The first step is to start the flow of the sand 27 and the air into the nozzle unit. The sand is directed into the bore in liner 12, at about 100 psig, and is carried into mixing chamber 23. When the sand moves through throat section B in the venturi structure of liner 12, the pressure inside the liner bore drops. The pressure drop creates a vacuum effect that draws air into chamber 23 through the passages 26. At the same time, the water flow from source 20 is started, and the water 28 moves into the mixing chamber through line 19, fitting 18, cavity 17, and passages 25.

The water, sand, and air mix together in chamber 23 to form a wet abrasive stream. From chamber 23, the stream is carried down the bore of liner 20 and through the discharge end 22 of the liner. As the stream is discharged from the nozzle unit, it strikes the surface to be cleaned (not shown).

In the operation described above, the hard surface to be cleaned was a metal trailer bed that was coated with rust (not shown). To establish a control point, the trailer bed was first blasted for about three (3) minutes, using only sand and air, i.e. a dry blast operation. The operator noted that the highly abrasive airborne dust carried about 300 feet from the point where the abrasive stream contacted the trailer bed (impact point).

In the second phase of the operation, water was inducted into the nozzle unit, to mix with the sand and air, as described above. The trailer bed was again blasted with the wet abrasive stream for about three (3) minutes. The water source 20 was a standard city water tap, at about 20 psig; and the water flow rate through the nozzle unit was about one (1) quart per minute. The operator noted that the airborne abrasive dust carried about 75 feet from the point of impact.

In a third phase of this operation, the trailer bed was again blasted with the wet abrasive stream for about three (3) minutes; and the water flow rate through the nozzle unit was about two (2) quarts per minute. In this operation, it was noted that the abrasive dust was visible in the air for about 30 feet from the point of impact.

The fourth phase of the operation involved blasting the trailer bed for the same length of time (about 3 minutes), but the water flow through the nozzle unit was at a maximum rate of about 6 quarts per minute. In this operation the sand dust was completely saturated, and the mist generated at the point of impact carried for only about 20 feet through the air.

In the practice of this invention, therefore, use of the nozzle unit described herein in a wet blasting operation has several advantages over the conventional systmes described earlier. These advantages include:

(1) The wet abrasive stream can be maintained at a high velocity as it moves through the nozzle unit, and the abrasive dust is suppressed almost completely. As a result, the nozzle unit is a very efficient tool for cleaning hard surfaces, such as steel or concrete.

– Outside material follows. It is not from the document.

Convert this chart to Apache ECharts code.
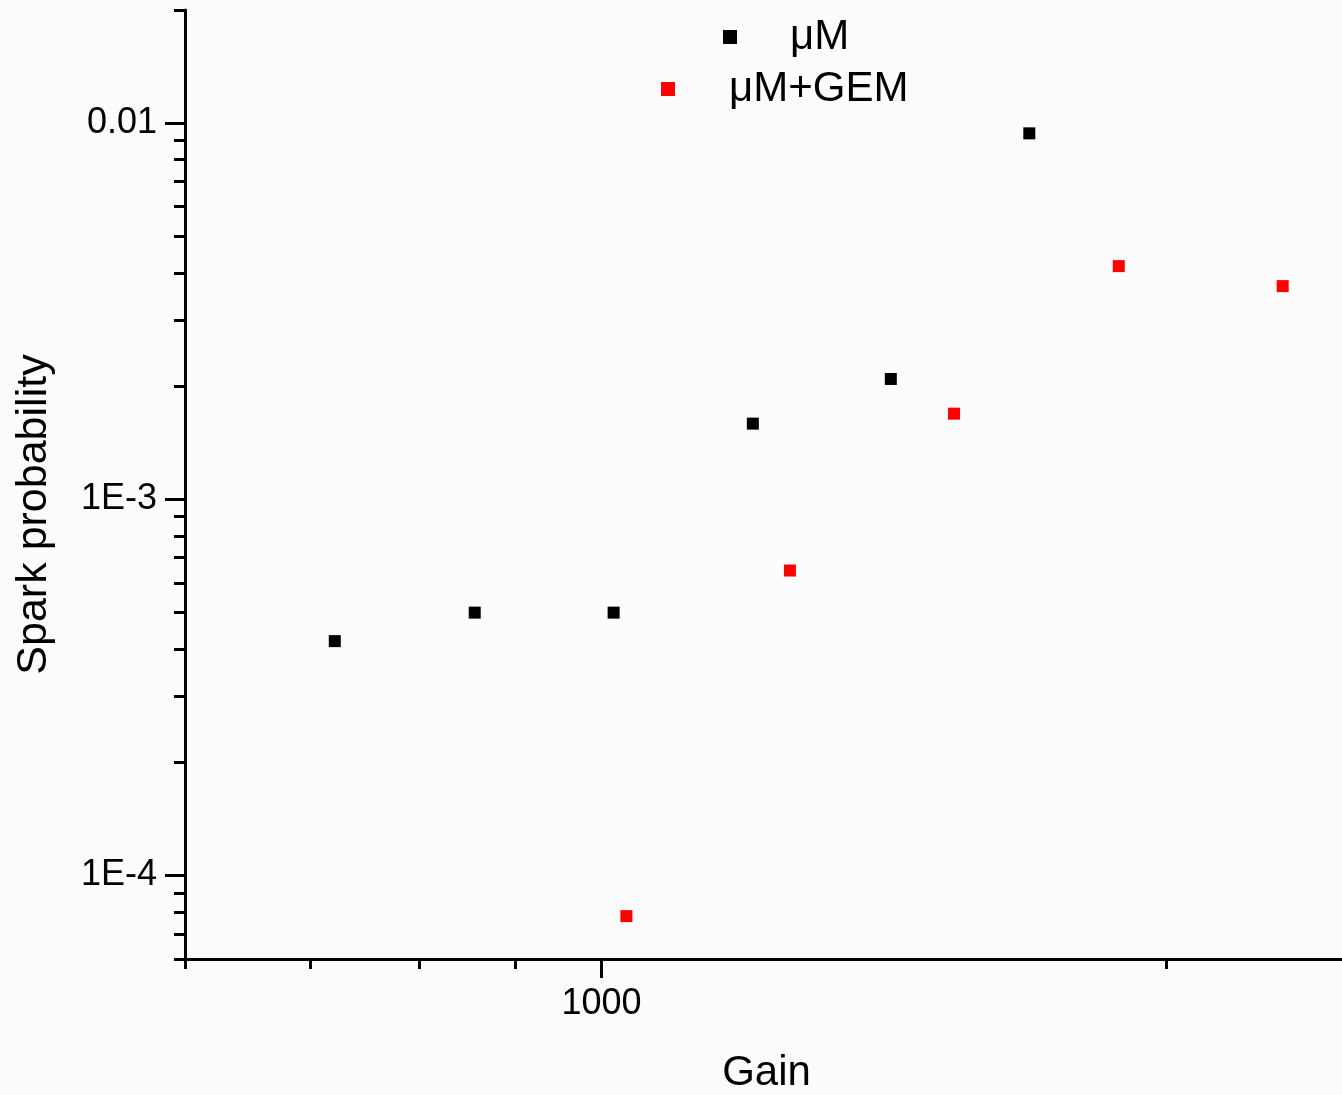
<!DOCTYPE html>
<html>
<head>
<meta charset="utf-8">
<script src="https://cdn.jsdelivr.net/npm/echarts@6/dist/echarts.min.js"></script>
<style>
html,body{margin:0;padding:0;background:#fbfbfb;}
#chart{width:1342px;height:1095px;}
</style>
</head>
<body>
<div id="chart"></div>
<script>
// ---- data ----
const seriesNames = ['μM', 'μM+GEM'];
const gainM = [721, 856, 1015, 1204, 1426, 1690];
const probM = [4.2e-4, 5.0e-4, 5.0e-4, 1.59e-3, 2.09e-3, 9.4e-3];
const gainGEM = [1031, 1260, 1541, 1886, 2306];
const probGEM = [7.8e-5, 6.47e-4, 1.69e-3, 4.17e-3, 3.69e-3];

const xMajorTicks = [1000];
const xMajorLabels = ['1000'];
const xMinorTicks = [600, 700, 800, 900, 2000];
const yMajorTicks = [1e-4, 1e-3, 1e-2];
const yMajorLabels = ['1E-4', '1E-3', '0.01'];
const yMinorTicks = [6e-5, 7e-5, 8e-5, 9e-5,
  2e-4, 3e-4, 4e-4, 5e-4, 6e-4, 7e-4, 8e-4, 9e-4,
  2e-3, 3e-3, 4e-3, 5e-3, 6e-3, 7e-3, 8e-3, 9e-3, 2e-2];

const xMin = 600, xMax = 2480;
const yMin = 6e-5, yMax = 0.02;

// ---- chart ----
const FONT = 'Liberation Sans, Arial, sans-serif';
const chart = echarts.init(document.getElementById('chart'));

function labelFor(values, labels) {
  return function (v) {
    for (let i = 0; i < values.length; i++) {
      if (Math.abs(Math.log10(v) - Math.log10(values[i])) < 1e-6) return labels[i];
    }
    return '';
  };
}

const axisLine = { show: true, lineStyle: { color: '#000', width: 3 } };

chart.setOption({
  backgroundColor: '#fbfbfb',
  animation: false,
  grid: { left: 185, top: 10, right: 0, bottom: 136, containLabel: false, outerBoundsMode: 'none' },
  legend: [
    {
      data: [seriesNames[0]], left: 718, top: 11, orient: 'vertical',
      icon: 'rect', itemWidth: 14, itemHeight: 14,
      textStyle: { fontFamily: FONT, fontSize: 42, color: '#000', padding: [0, 0, 0, 48] }
    },
    {
      data: [seriesNames[1]], left: 656, top: 63, orient: 'vertical',
      icon: 'rect', itemWidth: 14, itemHeight: 14,
      textStyle: { fontFamily: FONT, fontSize: 42, color: '#000', padding: [0, 0, 0, 49] }
    }
  ],
  xAxis: [
    {
      type: 'log', logBase: 10, min: xMin, max: xMax, position: 'bottom',
      axisLine: axisLine,
      splitLine: { show: false },
      axisTick: { show: true, inside: false, length: 19, lineStyle: { color: '#000', width: 3 }, customValues: xMajorTicks },
      axisLabel: { show: true, customValues: xMajorTicks, formatter: labelFor(xMajorTicks, xMajorLabels),
        fontFamily: FONT, fontSize: 36, color: '#000', margin: 27 },
      name: 'Gain', nameLocation: 'middle', nameGap: 93,
      nameTextStyle: { fontFamily: FONT, fontSize: 42, color: '#000', padding: [0, 0, 0, 6] }
    },
    {
      type: 'log', logBase: 10, min: xMin, max: xMax, position: 'bottom',
      axisLine: { show: false },
      splitLine: { show: false },
      axisTick: { show: true, inside: false, length: 10, lineStyle: { color: '#000', width: 3 }, customValues: xMinorTicks },
      axisLabel: { show: false }
    }
  ],
  yAxis: [
    {
      type: 'log', logBase: 10, min: yMin, max: yMax, position: 'left',
      axisLine: axisLine,
      splitLine: { show: false },
      axisTick: { show: true, inside: false, length: 20, lineStyle: { color: '#000', width: 3 }, customValues: yMajorTicks },
      axisLabel: { show: true, customValues: yMajorTicks, formatter: labelFor(yMajorTicks, yMajorLabels),
        fontFamily: FONT, fontSize: 36, color: '#000', margin: 28 },
      name: 'Spark probability', nameLocation: 'middle', nameGap: 129, nameRotate: 90,
      nameTextStyle: { fontFamily: FONT, fontSize: 43, color: '#000', padding: [0, 60, 0, 0] }
    },
    {
      type: 'log', logBase: 10, min: yMin, max: yMax, position: 'left',
      axisLine: { show: false },
      splitLine: { show: false },
      axisTick: { show: true, inside: false, length: 11, lineStyle: { color: '#000', width: 3 }, customValues: yMinorTicks },
      axisLabel: { show: false }
    }
  ],
  series: [
    {
      name: seriesNames[0], type: 'scatter', xAxisIndex: 0, yAxisIndex: 0,
      symbol: 'rect', symbolSize: 12, itemStyle: { color: '#000', opacity: 1 },
      data: gainM.map((g, i) => [g, probM[i]])
    },
    {
      name: seriesNames[1], type: 'scatter', xAxisIndex: 0, yAxisIndex: 0,
      symbol: 'rect', symbolSize: 12, itemStyle: { color: '#ff0000', opacity: 1 },
      data: gainGEM.map((g, i) => [g, probGEM[i]])
    }
  ]
});
</script>
</body>
</html>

(2) Water can be inducted into the nozzle unit from any low pressure source, such as a water tap, or a storage tank. This enables the nozzle to use a minimum amount of water and still maintain a high rate of production in a cleaning operation.

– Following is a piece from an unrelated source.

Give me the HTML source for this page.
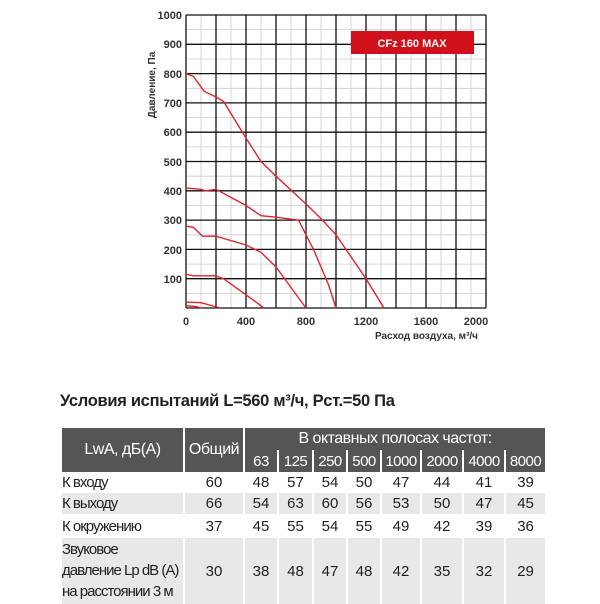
<!DOCTYPE html>
<html><head><meta charset="utf-8"><style>
body{margin:0;width:600px;height:600px;background:#fff;overflow:hidden;position:relative;font-family:"Liberation Sans",sans-serif}
.t{position:absolute;left:60px;top:392px;font:bold 16.5px "Liberation Sans",sans-serif;color:#222;letter-spacing:-0.3px;white-space:nowrap}
table{position:absolute;left:60px;top:428px;border-collapse:collapse;font-size:15px;color:#222;table-layout:fixed;width:485px}
td{padding:0;text-align:center;border:2px solid #fff;border-top:none;border-bottom:none;white-space:nowrap;overflow:hidden}
.h{background:#555;color:#fff;letter-spacing:-0.5px}
.g td{background:#e8e8e8}
.l{text-align:left;line-height:21px;letter-spacing:-1px;font-size:15px}
</style></head><body>
<svg width="600" height="380" style="position:absolute;left:0;top:0" font-family="Liberation Sans,sans-serif">
<g stroke="#ccc" stroke-width="0.8">
<path d="M201,15V308M231,15V308M261,15V308M291,15V308M321,15V308M351,15V308M381,15V308M411,15V308M441,15V308M471,15V308"/>
<path d="M186,29.6H486M186,59H486M186,88.3H486M186,117.6H486M186,146.9H486M186,176.2H486M186,205.5H486M186,234.8H486M186,264.1H486M186,293.4H486"/>
</g>
<g stroke="#111" stroke-width="1.3">
<path d="M186,15V308M216,15V308M246,15V308M276,15V308M306,15V308M336,15V308M366,15V308M396,15V308M426,15V308M456,15V308M486,15V308"/>
<path d="M186,15H486M186,44.3H486M186,73.6H486M186,102.9H486M186,132.2H486M186,161.5H486M186,190.8H486M186,220.1H486M186,249.4H486M186,278.7H486M186,308H486"/>
</g>
<rect x="351" y="31" width="123" height="23" fill="#d0101a"/>
<text x="412" y="47" fill="#fff" font-size="11" font-weight="bold" text-anchor="middle">CFz 160 MAX</text>
<g fill="none" stroke="#e3222c" stroke-width="1.4">
<polyline points="186,73.6 193.5,76.5 204,91.2 216,97 223.5,101.4 246,138.1 261,161.5 276,176.2 306,204 321,218.6 336,234.8 366,278.7 384,308"/>
<polyline points="186,187.9 201,189.3 205.5,190.8 216,189.3 246,205.5 261,215.7 276,217.2 298.5,220.1 306,234.8 313.5,249.4 328.5,284.6 336,308"/>
<polyline points="186,226 193.5,227.4 202.5,236.2 216,236.2 246,245 261,252.3 276,267 291,287.5 306,308"/>
<polyline points="186,274.3 193.5,275.8 216,275.8 223.5,278.7 246,294.8 264,308"/>
<polyline points="186,302.1 201,302.7 220.5,308"/>
<polyline points="186,305.7 195,306.5 202.5,308"/>
</g>
<g font-size="11" font-weight="bold" fill="#333" text-anchor="end">
<text x="182" y="19">1000</text><text x="182" y="48">900</text><text x="182" y="78">800</text><text x="182" y="107">700</text><text x="182" y="136">600</text><text x="182" y="166">500</text><text x="182" y="195">400</text><text x="182" y="224">300</text><text x="182" y="254">200</text><text x="182" y="283">100</text>
</g>
<g font-size="11" font-weight="bold" fill="#333" text-anchor="middle">
<text x="186" y="325">0</text><text x="246" y="325">400</text><text x="306" y="325">800</text><text x="366" y="325">1200</text><text x="426" y="325">1600</text><text x="476" y="325">2000</text>
</g>
<text x="478" y="339" font-size="10" font-weight="bold" fill="#333" text-anchor="end">Расход воздуха, м³/ч</text>
<text transform="translate(155,85) rotate(-90)" font-size="10" font-weight="bold" fill="#333" text-anchor="middle">Давление, Па</text>
</svg>
<div class="t">Условия испытаний L=560 м³/ч, Рст.=50 Па</div>
<table>
<colgroup><col style="width:123px"><col style="width:60px"><col style="width:34px"><col style="width:35px"><col style="width:34px"><col style="width:34px"><col style="width:40px"><col style="width:42px"><col style="width:42px"><col style="width:41px"></colgroup>
<tr style="height:22px"><td class="h" rowspan="2" style="font-size:16px">LwA, дБ(А)</td><td class="h" rowspan="2" style="font-size:16px">Общий</td><td class="h" colspan="8" style="font-size:16px">В октавных полосах частот:</td></tr>
<tr style="height:22px"><td class="h">63</td><td class="h">125</td><td class="h">250</td><td class="h">500</td><td class="h">1000</td><td class="h">2000</td><td class="h">4000</td><td class="h">8000</td></tr>
<tr style="height:20px"><td class="l">К входу</td><td>60</td><td>48</td><td>57</td><td>54</td><td>50</td><td>47</td><td>44</td><td>41</td><td>39</td></tr>
<tr style="height:21px" class="g"><td class="l">К выходу</td><td>66</td><td>54</td><td>63</td><td>60</td><td>56</td><td>53</td><td>50</td><td>47</td><td>45</td></tr>
<tr style="height:24px"><td class="l">К окружению</td><td>37</td><td>45</td><td>55</td><td>54</td><td>55</td><td>49</td><td>42</td><td>39</td><td>36</td></tr>
<tr style="height:66px" class="g"><td class="l" style="vertical-align:top;padding-top:1px">Звуковое<br>давление Lp dB (A)<br>на расстоянии 3 м</td><td>30</td><td>38</td><td>48</td><td>47</td><td>48</td><td>42</td><td>35</td><td>32</td><td>29</td></tr>
</table>
</body></html>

(3) The wet blasting operation can be conducted without requiring a pump or other means for injecting water at high pressure into the blast stream. Since this nozzle unit doesn't require the extra equipment, the cleaning system itself is much cheaper and much easier to operate than the systems now available.

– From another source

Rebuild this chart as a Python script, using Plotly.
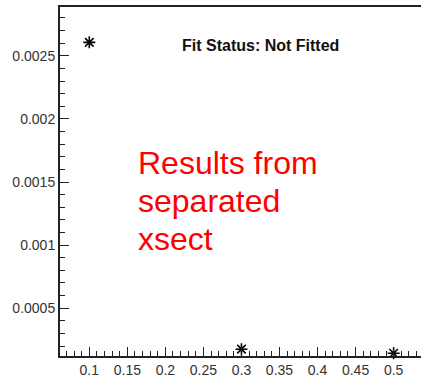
import plotly.graph_objects as go

x_vals = [0.1, 0.3, 0.5]
y_vals = [0.002607, 0.000175, 0.000143]

x_tickvals = [0.1, 0.15, 0.2, 0.25, 0.3, 0.35, 0.4, 0.45, 0.5]
x_ticktext = ["0.1", "0.15", "0.2", "0.25", "0.3", "0.35", "0.4", "0.45", "0.5"]
y_tickvals = [0.0005, 0.001, 0.0015, 0.002, 0.0025]
y_ticktext = ["0.0005", "0.001", "0.0015", "0.002", "0.0025"]
red_lines = ["Results from", "separated", "xsect"]

fig = go.Figure()
fig.add_trace(go.Scatter(
    x=x_vals, y=y_vals, mode="markers",
    marker=dict(symbol="asterisk-open", size=10, color="black",
                line=dict(color="black", width=1.6)),
    cliponaxis=False, showlegend=False,
))

font = "Liberation Sans, Arial, Helvetica, sans-serif"
H_PLOT = 355.0
W_PLOT = 361.0

annotations = [
    dict(text="<b>Fit Status: Not Fitted</b>", xref="paper", yref="paper",
         x=(260 - 60) / W_PLOT, y=(362 - 46) / H_PLOT, xanchor="center", yanchor="middle",
         showarrow=False, font=dict(family=font, size=16, color="#111111")),
]
for i, line in enumerate(red_lines):
    yc = 166 + i * 38.5
    annotations.append(dict(
        text=line, xref="paper", yref="paper",
        x=(136 - 60) / W_PLOT, y=(362 - yc) / H_PLOT, xanchor="left", yanchor="middle",
        align="left", showarrow=False,
        font=dict(family=font, size=32, color="#ff0000")))

fig.update_layout(
    width=421, height=378,
    margin=dict(l=60, r=0, t=7, b=16),
    paper_bgcolor="white", plot_bgcolor="white",
    font=dict(family=font, color="#333333", size=14),
    xaxis=dict(
        range=[0.0615, 0.536], showgrid=False, zeroline=False,
        showline=True, linecolor="#222222", linewidth=2, mirror=True,
        ticks="inside", ticklen=9, tickwidth=1.3, tickcolor="#222222",
        tickvals=x_tickvals, ticktext=x_ticktext,
        tickfont=dict(size=14, color="#333333"),
        minor=dict(dtick=0.01, tick0=0.0, ticks="inside", ticklen=5,
                   tickwidth=1.2, tickcolor="#222222", showgrid=False),
    ),
    yaxis=dict(
        range=[0.000121, 0.002887], showgrid=False, zeroline=False,
        showline=True, linecolor="#222222", linewidth=2,
        ticks="inside", ticklen=9, tickwidth=1.3, tickcolor="#222222",
        tickvals=y_tickvals, ticktext=y_ticktext,
        tickfont=dict(size=14, color="#333333"),
        minor=dict(dtick=0.0001, tick0=0.0, ticks="inside", ticklen=5,
                   tickwidth=1.2, tickcolor="#222222", showgrid=False),
    ),
    annotations=annotations,
)

fig.write_html("out.html")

In addition to silica sand, there are many other abrasive materials that can be used in the practice of this invention. Examples of these materials are slag minerals, glass beads, plastics, and other materials that don't dissolve in water. The nozzle body liners can be fabricated of materials such as tungsten carbide, silicon carbide, silicon nitride, and boron carbide.

Claims

1. A nozzle unit for use with wet abrasive materials to clean hard surfaces, the unit comprising:

a first nozzle body having a lengthwise bore therein, the bore defining a venturi structure, and including a fist metallic liner having a receiving end and a discharge end, the receiving end of the liner having a larger diameter than the discharge end of said liner, and the receiving end being connected into a source for supplying an abrasive material to the nozzle unit;

the first nozzle body including a joiner face that is normal to the lengthwise bore, and the discharge end of the metallic liner extending beyond the joiner face;

the first nozzle body further including an annular cavity that surrounds the lengthwise bore, the cavity having an open side along the joiner face, and said nozzle body including an inlet port that communicates with the annular cavity and a source of water;

a second nozzle body having a lengthwise bore therein, the bore defining a venturi structure, and including a second metallic liner with a receiving end, and a discharge end, the receiving end of the liner having a smaller diameter than the discharge end of said liner;

the second nozzle body including a joiner face that is normal to the lengthwise bore, and the first and second nozzle bodies being fastened together at their joiner faces;

the second nozzle body further including a mixing chamber, the mixing chamber communicating with the discharge end of the first liner, and the receiving end of the second liner;

the first nozzle body including several water passages that connect the annular cavity with the mixing chamber;

the second nozzle body of the second cylindrical part including several air passages that connect the mixing chamber with air surrounding the nozzle unit;

wherein, in operation, an abrasive material is directed into the lengthwise bore of the first nozzle body and is carried into the mixing chamber in the second nozzle body;

water is directed through the inlet port in the first nozzle body, and into the annular cavity therein, and is carried from the annular cavity through the water passages into the mixing chamber;

air is drawn into the mixing chamber through the air passages in the second nozzle body;

the abrasive material, water, and air are mixed together in the mixing chamber, to form a wet abrasive stream; and

the wet abrasive stream is carried down the lengthwise bore in the second nozzle body, and is discharged from the nozzle unit onto a hard surface to be cleaned.